- Meshkan Location within Iran
- Coordinates: 36°32′01″N 58°08′44″E﻿ / ﻿36.53361°N 58.14556°E
- Country: Iran
- Province: Razavi Khorasan
- County: Khoshab
- District: Meshkan
- Established: 2017

Population (2016)
- • Total: 3,540
- Time zone: UTC+3:30 (IRST)

= Meshkan, Razavi Khorasan =

City in Razavi Khorasan province, Iran

Meshkan (مشكان) (Note: Also romanized as Mashkān and Meshkān; also known as Mashgan) is a city in, and the capital of, Meshkan District in Khoshab County, Razavi Khorasan province, Iran.

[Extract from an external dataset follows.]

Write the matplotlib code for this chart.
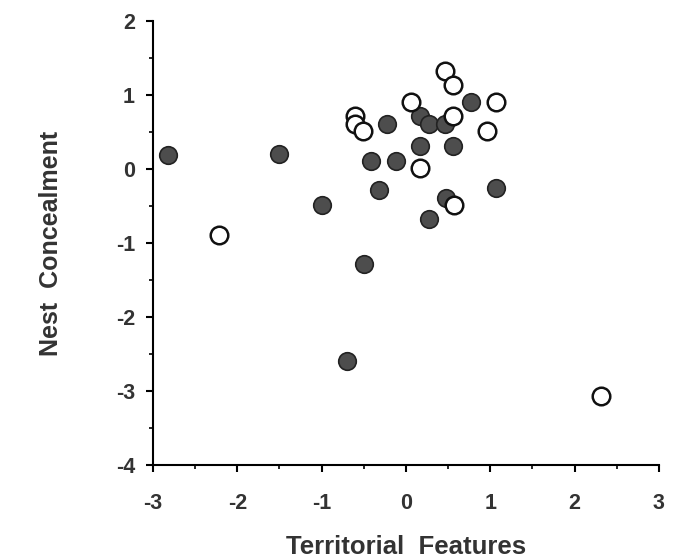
import numpy as np
import matplotlib
matplotlib.use("Agg")
import matplotlib.pyplot as plt
from matplotlib.ticker import MultipleLocator

plt.rcParams['font.family'] = ['Liberation Sans', 'DejaVu Sans']
plt.rcParams['font.weight'] = 'bold'

# filled circles
filled_x = [-2.82, -1.50, -1.00, -0.70, -0.50, -0.42, -0.32, -0.23, -0.12,
            0.17, 0.27, 0.17, 0.27, 0.46, 0.47, 0.56, 0.77, 1.07]
filled_y = [0.19, 0.20, -0.49, -2.59, -1.28, 0.11, -0.28, 0.61, 0.11,
            0.72, 0.61, 0.31, -0.68, 0.61, -0.39, 0.31, 0.91, -0.26]

# open circles
open_x = [-2.22, -0.61, -0.61, -0.51, 0.06, 0.17, 0.46, 0.56, 0.56, 0.57, 0.96, 1.07, 2.31]
open_y = [-0.89, 0.72, 0.61, 0.51, 0.91, 0.01, 1.32, 1.13, 0.72, -0.49, 0.52, 0.91, -3.07]

xticks = [-3, -2, -1, 0, 1, 2, 3]
xticklabels = ['-3', '-2', '-1', '0', '1', '2', '3']
yticks = [2, 1, 0, -1, -2, -3, -4]
yticklabels = ['2', '1', '0', '-1', '-2', '-3', '-4']

fig = plt.figure(figsize=(6.87, 5.58), dpi=100)
ax = fig.add_axes([0.2227, 0.1667, 0.7365, 0.7957])

ax.scatter(filled_x, filled_y, s=160, c='#4d4d4d', edgecolors='#222222',
           linewidths=1.2, zorder=3)
ax.scatter(open_x, open_y, s=160, c='white', edgecolors='#111111',
           linewidths=1.8, zorder=4)

ax.set_xlim(-3, 3)
ax.set_ylim(-4, 2)
ax.set_xticks(xticks)
ax.set_xticklabels(xticklabels)
ax.set_yticks(yticks)
ax.set_yticklabels(yticklabels)
ax.xaxis.set_minor_locator(MultipleLocator(0.5))
ax.yaxis.set_minor_locator(MultipleLocator(0.5))
ax.tick_params(axis='both', which='major', labelsize=15.5, length=5, width=1.5,
               labelcolor='#333333')
ax.tick_params(axis='y', which='major', pad=8)
ax.tick_params(axis='x', which='major', pad=15)
ax.tick_params(axis='both', which='minor', length=3, width=1.2)
for lbl in ax.get_xticklabels() + ax.get_yticklabels():
    lbl.set_fontweight('bold')

ax.spines['top'].set_visible(False)
ax.spines['right'].set_visible(False)
ax.spines['left'].set_linewidth(1.5)
ax.spines['bottom'].set_linewidth(1.5)

ax.set_xlabel("Territorial  Features", fontsize=18.5, fontweight='bold', color='#333333', labelpad=15)
ax.set_ylabel("Nest  Concealment", fontsize=18, fontweight='bold', color='#333333', labelpad=38)

fig.savefig("out.png", dpi=100)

It also serves as the administrative center for Meshkan Rural District. (Note: Formerly Darrehyam Rural District)

==Demographics==
===Population===
At the time of the 2006 National Census, Meshkan's population was 4,004 in 929 households, when it was a village in Darrehyam Rural District (Note: Renamed Meshkan Rural District) of the former Khoshab District of Sabzevar County. The following census in 2011 counted 4,331 people in 1,116 households, by which time the district had been separated from the county in the establishment of Khoshab County. The rural district was transferred to the new Meshkan District as Meshkan Rural District. The 2016 census measured the population of the village as 3,540 people in 1,012 households. It was the most populous village in its rural district.

Meshkan was converted to a city in 2017.